Irritable bowel syndrome (IBS)
Irritable bowel syndrome (IBS) is a common condition that affects about one in every five people in the UK at some point in their lives. The condition is twice as common in women as it is in men.
The condition is a combination of abdominal discomfort or pain and altered bowel habits: either altered frequency ( diarrhoea or constipation) or altered stool form (thin, hard, or soft and liquid).
IBS is not a life-threatening condition and it does not make a person more likely to develop other colon conditions, such as ulcerative colitis, Crohn’s disease, or colon cancer or any diseases of the heart or nerves. Yet IBS can be a chronic problem that can significantly impair quality of life in those that have it. For example, people with IBS miss work more than people without IBS and the condition is associated with absenteeism from school, decreased participation in activities of daily living, alterations of one's work setting (shifting to working at home, changing hours) or giving up work altogether.
What are the symptoms of IBS?
Among the symptoms associated with IBS are:
- Diarrhoea (often described as violent episodes of diarrhoea)
- Constipation alternating with diarrhoea
- Abdominal pains or cramps, usually in the lower half of the abdomen that are aggravated by meals and relieved by having a bowel movement. Often the person has more frequent bowel movements when they have pain and the stools are looser
- Excess wind or bloating
- Harder or looser stools than normal (rabbit-like pellets or flat ribbon stools)
- Visible abdominal distension.
Some people with IBS have other symptoms not related to their digestive tract, such as urinary symptoms or sexual problems.
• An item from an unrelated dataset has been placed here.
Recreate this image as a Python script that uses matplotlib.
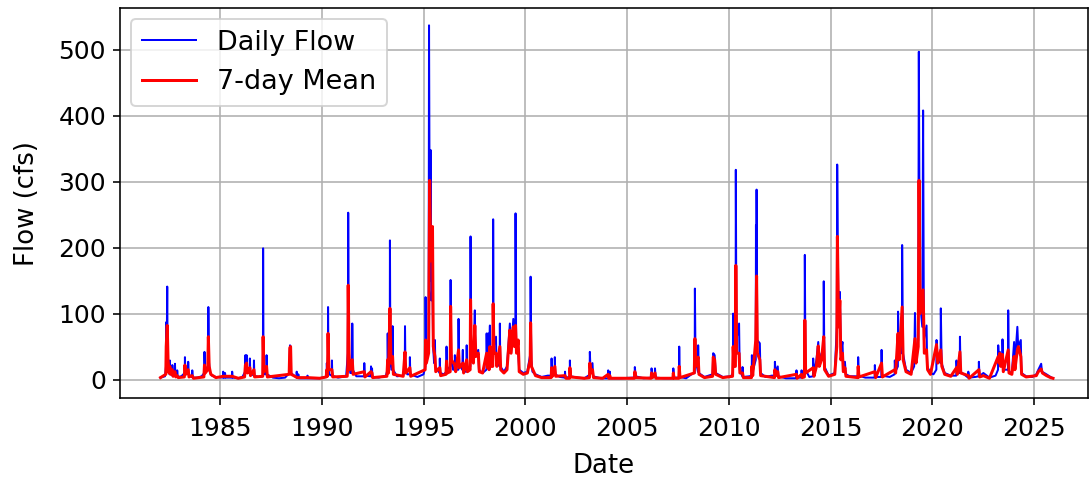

Symptoms of IBS tend to worsen with stress.
People with IBS have traditionally been described as having "constipation-predominant", "diarrhoea-predominant", or an alternating pattern of constipation and diarrhoea. Each type represents about a third of the overall IBS population.
What causes IBS?
Two hundred years after the condition was first described, experts still don't completely understand what causes IBS symptoms.
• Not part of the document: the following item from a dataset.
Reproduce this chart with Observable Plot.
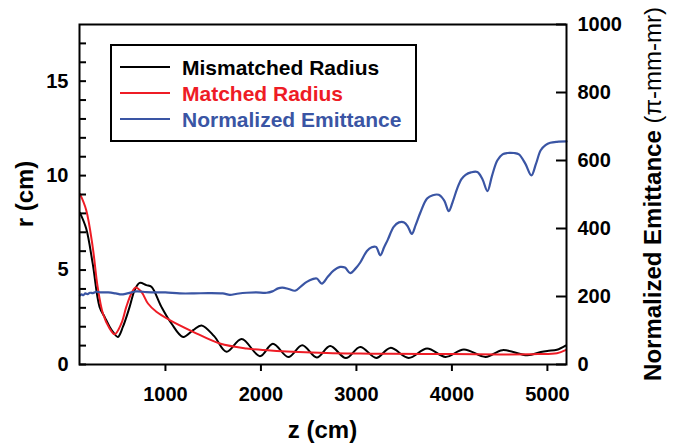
<!DOCTYPE html>
<html>
<head>
<meta charset="utf-8">
<script src="https://cdn.jsdelivr.net/npm/d3@7"></script>
<script src="https://cdn.jsdelivr.net/npm/@observablehq/plot@0.6"></script>
<style>
  body { margin: 0; background: #fff; }
  #chart { position: relative; width: 693px; height: 445px; }
</style>
</head>
<body>
<div id="chart"></div>
<script>
// ---- Data ----
const seriesNames = ["Mismatched Radius", "Matched Radius", "Normalized Emittance"];
const seriesColors = ["#000000", "#ee1c25", "#3a55a4"];

const xTicks = [1000, 2000, 3000, 4000, 5000];
const rTicks = [0, 5, 10, 15];
const rMinorTicks = [1, 2, 3, 4, 6, 7, 8, 9, 11, 12, 13, 14, 16, 17];
const eTicks = [0, 200, 400, 600, 800, 1000];

const xTitle = "z (cm)";
const rTitle = "r (cm)";
const eTitleMain = "Normalized Emittance ";
const eTitleUnit = "(\u03c0-mm-mr)";

// Mismatched radius (cm) vs z (cm)
const mismatchedZ = [105, 170, 238, 310, 363, 415, 450, 502, 555, 625, 678, 730, 800, 853, 958, 1063, 1185, 1290, 1378, 1510, 1640, 1798, 1990, 2125, 2287, 2433, 2585, 2725, 2890, 3040, 3208, 3355, 3547, 3740, 3933, 4125, 4353, 4528, 4790, 4930, 5000, 5100, 5190];
const mismatchedR = [8.03, 7.2, 5.35, 3.05, 2.52, 2.0, 1.73, 1.46, 2.0, 3.05, 3.94, 4.32, 4.2, 4.11, 3.05, 2.17, 1.46, 1.82, 2.07, 1.5, 0.67, 1.35, 0.44, 1.1, 0.40, 1.02, 0.37, 0.98, 0.34, 0.93, 0.35, 0.88, 0.35, 0.85, 0.40, 0.80, 0.40, 0.76, 0.49, 0.66, 0.72, 0.78, 1.0];

// Matched radius (cm) vs z (cm)
const matchedZ = [105, 170, 238, 290, 345, 415, 468, 538, 590, 643, 688, 748, 817, 905, 1045, 1290, 1570, 1850, 2165, 2690, 3040, 3355, 4000, 4500, 4900, 5100, 5190];
const matchedR = [9.03, 8.18, 6.23, 4.11, 2.7, 1.91, 1.6, 2.17, 3.05, 3.76, 4.08, 3.85, 3.23, 2.79, 2.35, 1.73, 1.11, 0.85, 0.72, 0.61, 0.58, 0.57, 0.55, 0.53, 0.55, 0.6, 0.76];

// Normalized emittance (pi-mm-mr) vs z (cm)
const emittanceZ = [105, 120, 140, 160, 185, 210, 240, 275, 320, 400, 480, 538, 600, 696, 800, 900, 1000, 1150, 1300, 1450, 1600, 1675, 1750, 1850, 1950, 2060, 2120, 2180, 2225, 2290, 2358, 2420, 2480, 2540, 2585, 2638, 2700, 2760, 2830, 2880, 2935, 2990, 3040, 3110, 3160, 3205, 3250, 3290, 3330, 3390, 3445, 3500, 3540, 3580, 3620, 3670, 3740, 3800, 3862, 3920, 3967, 4010, 4056, 4100, 4143, 4200, 4266, 4320, 4372, 4420, 4475, 4530, 4580, 4650, 4702, 4770, 4832, 4880, 4930, 4980, 5030, 5100, 5200];
const emittanceE = [203, 206, 204, 209, 207, 211, 210, 214, 212, 212, 209, 206, 209, 215, 213, 212, 212, 209, 209, 210, 209, 205, 208, 211, 212, 211, 215, 224, 226, 222, 217, 230, 243, 251, 253, 238, 258, 276, 287, 285, 269, 282, 300, 334, 345, 346, 321, 345, 368, 405, 418, 418, 405, 384, 410, 447, 488, 498, 499, 482, 451, 480, 518, 545, 558, 565, 566, 545, 510, 555, 600, 618, 622, 622, 618, 590, 556, 590, 630, 645, 652, 655, 656];

// ---- Build tables ----
const rMax = 18, eMax = 1000, k = rMax / eMax;
const mismatched = mismatchedZ.map((z, i) => ({z, v: mismatchedR[i]}));
const matched = matchedZ.map((z, i) => ({z, v: matchedR[i]}));
const emittance = emittanceZ.map((z, i) => ({z, v: emittanceE[i]}));

const W = 693, H = 445;
const mL = 79, mR = 127, mT = 24, mB = 81;
const plotW = W - mL - mR, plotH = H - mT - mB;

const chart = Plot.plot({
  width: W,
  height: H,
  marginLeft: mL,
  marginRight: mR,
  marginTop: mT,
  marginBottom: mB,
  style: {fontFamily: "'Liberation Sans', Arial, sans-serif", fontSize: "20px", fontWeight: "bold", color: "black", background: "white"},
  x: {domain: [100, 5200], label: null},
  y: {domain: [0, rMax], label: null},
  marks: [
    Plot.line(mismatched, {x: "z", y: "v", stroke: seriesColors[0], strokeWidth: 2, curve: "catmull-rom"}),
    Plot.line(matched, {x: "z", y: "v", stroke: seriesColors[1], strokeWidth: 2, curve: "catmull-rom"}),
    Plot.line(emittance, {x: "z", y: d => d.v * k, stroke: seriesColors[2], strokeWidth: 2.2, curve: "catmull-rom"}),
    // tick marks: x outward, left inward, right inward
    Plot.tickX(xTicks, {x: d => d, insetTop: plotH, insetBottom: -7, stroke: "black", strokeWidth: 2}),
    Plot.tickY(rTicks.concat(rMinorTicks), {y: d => d, insetRight: plotW - 7, stroke: "black", strokeWidth: 2}),
    Plot.tickY(eTicks, {y: d => d * k, insetLeft: plotW - 10, stroke: "black", strokeWidth: 2}),
    // tick labels
    Plot.axisX(xTicks, {anchor: "bottom", tickSize: 0, tickPadding: 22, tickFormat: d => String(d), label: null, fontSize: 20, fontWeight: "bold"}),
    Plot.axisY(rTicks, {anchor: "left", tickSize: 0, tickPadding: 11, tickFormat: d => String(d), label: null, fontSize: 20, fontWeight: "bold"}),
    Plot.axisY(eTicks, {anchor: "right", y: d => d * k, tickSize: 0, tickPadding: 11, tickFormat: d => String(d), label: null, fontSize: 20, fontWeight: "bold"}),
    Plot.frame({stroke: "black", strokeWidth: 2})
  ]
});

document.getElementById("chart").appendChild(chart);

// ---- Titles and legend ----
const svg = d3.select(chart);
const font = "'Liberation Sans', Arial, sans-serif";

svg.append("text")
  .attr("x", (mL + (W - mR)) / 2).attr("y", 438)
  .attr("text-anchor", "middle")
  .style("font-family", font).style("font-size", "24px").style("font-weight", "bold")
  .attr("fill", "black")
  .text(xTitle);

svg.append("text")
  .attr("transform", `translate(33,${(mT + (H - mB)) / 2}) rotate(-90)`)
  .attr("text-anchor", "middle")
  .style("font-family", font).style("font-size", "24px").style("font-weight", "bold")
  .attr("fill", "black")
  .text(rTitle);

const et = svg.append("text")
  .attr("transform", `translate(661,${(mT + (H - mB)) / 2}) rotate(-90)`)
  .attr("text-anchor", "middle")
  .style("font-family", font).style("font-size", "24px")
  .attr("fill", "black");
et.append("tspan").style("font-weight", "bold").text(eTitleMain);
et.append("tspan").style("font-weight", "normal").text(eTitleUnit);

// Legend box
const lg = svg.append("g");
lg.append("rect")
  .attr("x", 111).attr("y", 45).attr("width", 305).attr("height", 96)
  .attr("fill", "white").attr("stroke", "black").attr("stroke-width", 2);
seriesNames.forEach((name, i) => {
  const yy = 67 + i * 26;
  lg.append("line")
    .attr("x1", 120).attr("x2", 170).attr("y1", yy).attr("y2", yy)
    .attr("stroke", seriesColors[i]).attr("stroke-width", 2);
  lg.append("text")
    .attr("x", 182).attr("y", yy + 8)
    .attr("text-anchor", "start")
    .style("font-family", font).style("font-size", "21px").style("font-weight", "bold")
    .attr("fill", seriesColors[i])
    .text(name);
});
</script>
</body>
</html>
Many experts think that it is a problem of bowel motility, the muscles in the bowels don't contract normally, affecting the movement of stool. But some studies don't show that the poor bowel motility correlates with symptoms. Also, drugs that alter motility don't seem to benefit most people with IBS.
Newer studies suggest that in IBS, the colon is hypersensitive, overreacting to mild stimulation by going into spasms. Instead of slow, rhythmic muscle contractions, the bowel muscles spasm. That can either cause diarrhoea or constipation.
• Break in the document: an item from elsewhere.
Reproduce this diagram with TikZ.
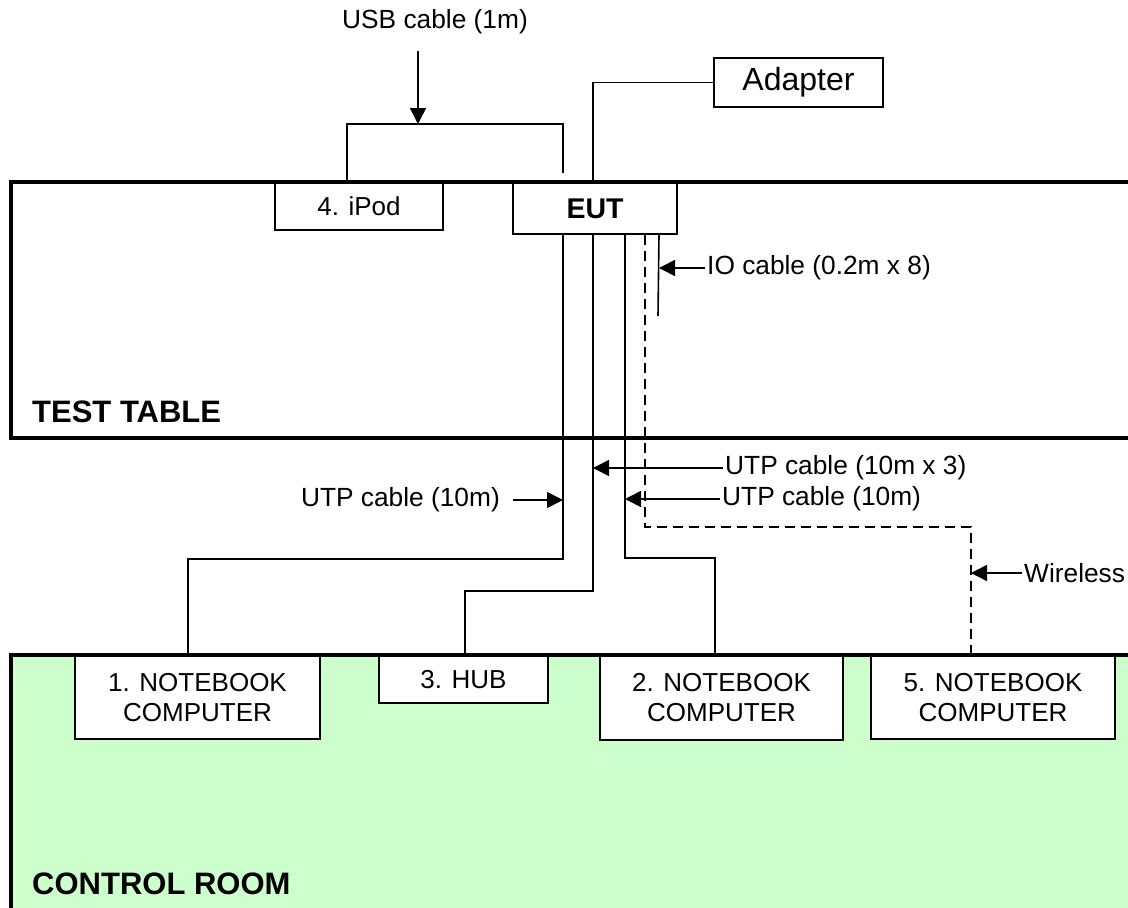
\documentclass[tikz,border=0pt]{standalone}
\usepackage{fontspec}
\setmainfont{Liberation Sans}
\usepackage{tikz}
\usetikzlibrary{arrows.meta,positioning,calc}
\definecolor{roomgreen}{HTML}{CCFFCC}

\begin{document}
\begin{tikzpicture}[x=1pt,y=-1pt,
	box/.style={draw,line width=2pt,fill=white,inner sep=0pt,anchor=north west,align=center,font=\fontsize{26}{30}\selectfont},
	cable/.style={line width=1.6pt},
	wless/.style={line width=2pt,dash pattern=on 10pt off 6pt},
	arr/.style={-{Triangle[length=16pt,width=16pt]},line width=1.6pt},
	lab/.style={inner sep=2pt,font=\fontsize{26.3}{30}\selectfont},
	zone/.style={line width=4.5pt},
	zonelab/.style={anchor=west,inner sep=0pt,font=\fontsize{31}{36}\selectfont\bfseries}
	]
	\useasboundingbox (0,0) rectangle (1128,908);
	\fill[roomgreen] (11,655) rectangle (1128,908);
	\node[box,minimum width=168pt,minimum height=47pt] (ipod) at (274,182) {4. iPod};
	\node[box,minimum width=164pt,minimum height=51pt,font=\fontsize{28.5}{32}\selectfont\bfseries] (eut) at (512,182) {EUT};
	\node[box,minimum width=169pt,minimum height=49pt,font=\fontsize{32}{36}\selectfont] (adapter) at (713,57) {Adapter};
	\node[box,minimum width=245pt,minimum height=83pt] (nb1) at (74,655) {1. NOTEBOOK\\COMPUTER};
	\node[box,minimum width=169pt,minimum height=47pt] (hub) at (378,655) {3. HUB};
	\node[box,minimum width=243pt,minimum height=84pt] (nb2) at (599,655) {2. NOTEBOOK\\COMPUTER};
	\node[box,minimum width=244pt,minimum height=83pt] (nb5) at (870,655) {5. NOTEBOOK\\COMPUTER};
	\node[zonelab] (tabletxt) at (32,412) {TEST TABLE};
	\node[zonelab] (roomtxt) at (32,884) {CONTROL ROOM};
	\node[lab] (usblab) at (435,22) {USB cable (1m)};
	\node[lab,anchor=west] (iolab) at (705,268) {IO cable (0.2m x 8)};
	\node[lab,anchor=west] (utpthree) at (723,468) {UTP cable (10m x 3)};
	\node[lab,anchor=west] (utptwo) at (720,499) {UTP cable (10m)};
	\node[lab,anchor=east] (utpone) at (502,500) {UTP cable (10m)};
	\node[lab,anchor=west] (wlesslab) at (1022,573) {Wireless};
	\coordinate (usbend) at (563,173);
	\coordinate (usbtip) at (418,124);
	\coordinate (usbtail) at (418,51);
	\coordinate (c1) at ([xshift=-32pt]eut.south);
	\coordinate (c2) at ([xshift=-2pt]eut.south);
	\coordinate (c3) at ([xshift=30pt]eut.south);
	\coordinate (c4) at ([xshift=50pt]eut.south);
	\coordinate (c5) at ([xshift=64pt]eut.south);
	\coordinate (c6) at ([xshift=-22pt]nb5.north);
	\coordinate (ioend) at (658,316);
	\draw[cable] ([xshift=-12pt]ipod.north) |- ([yshift=49pt]usbend) -- (usbend);
	\draw[cable] ([xshift=-2pt]eut.north) |- (adapter.west);
	\draw[cable] (c1) |- ([xshift=-9.5pt,yshift=96pt]nb1.north) -- ([xshift=-9.5pt]nb1.north);
	\draw[cable] (c2) |- ([xshift=1.5pt,yshift=64pt]hub.north) -- ([xshift=1.5pt]hub.north);
	\draw[cable] (c3) |- ([xshift=-6.5pt,yshift=97pt]nb2.north) -- ([xshift=-6.5pt]nb2.north);
	\draw[wless] (c4) |- ([yshift=128pt]c6) -- (c6);
	\draw[cable] (c5) -- (ioend);
	\draw[arr] (usbtail) -- (usbtip);
	\draw[arr] (iolab.west) -- (iolab.west -| c5);
	\draw[arr] (utpthree.west) -- (utpthree.west -| c2);
	\draw[arr] (utptwo.west) -- (utptwo.west -| c3);
	\draw[arr] ([xshift=11pt]utpone.east) -- (utpone.east -| c1);
	\draw[arr] (wlesslab.west) -- (wlesslab.west -| c6);
	\draw[zone] (1128,182) -- (11,182) -- (11,438) -- (1128,438);
	\draw[zone] (11,908) -- (11,655) -- (1128,655);
\end{tikzpicture}
\end{document}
Another theory suggests that a number of substances that regulate the transmission of nerve signals between the brain and GI tract may be involved. These include serotonin, gastrin and others.
Some have also suggested that there is a hormonal component to the condition, as it occurs in women much more frequently than in men. So far, studies have not borne this out.
A number of factors can trigger IBS symptoms, including certain foods, medicines, the presence of gas or stool and emotional stress.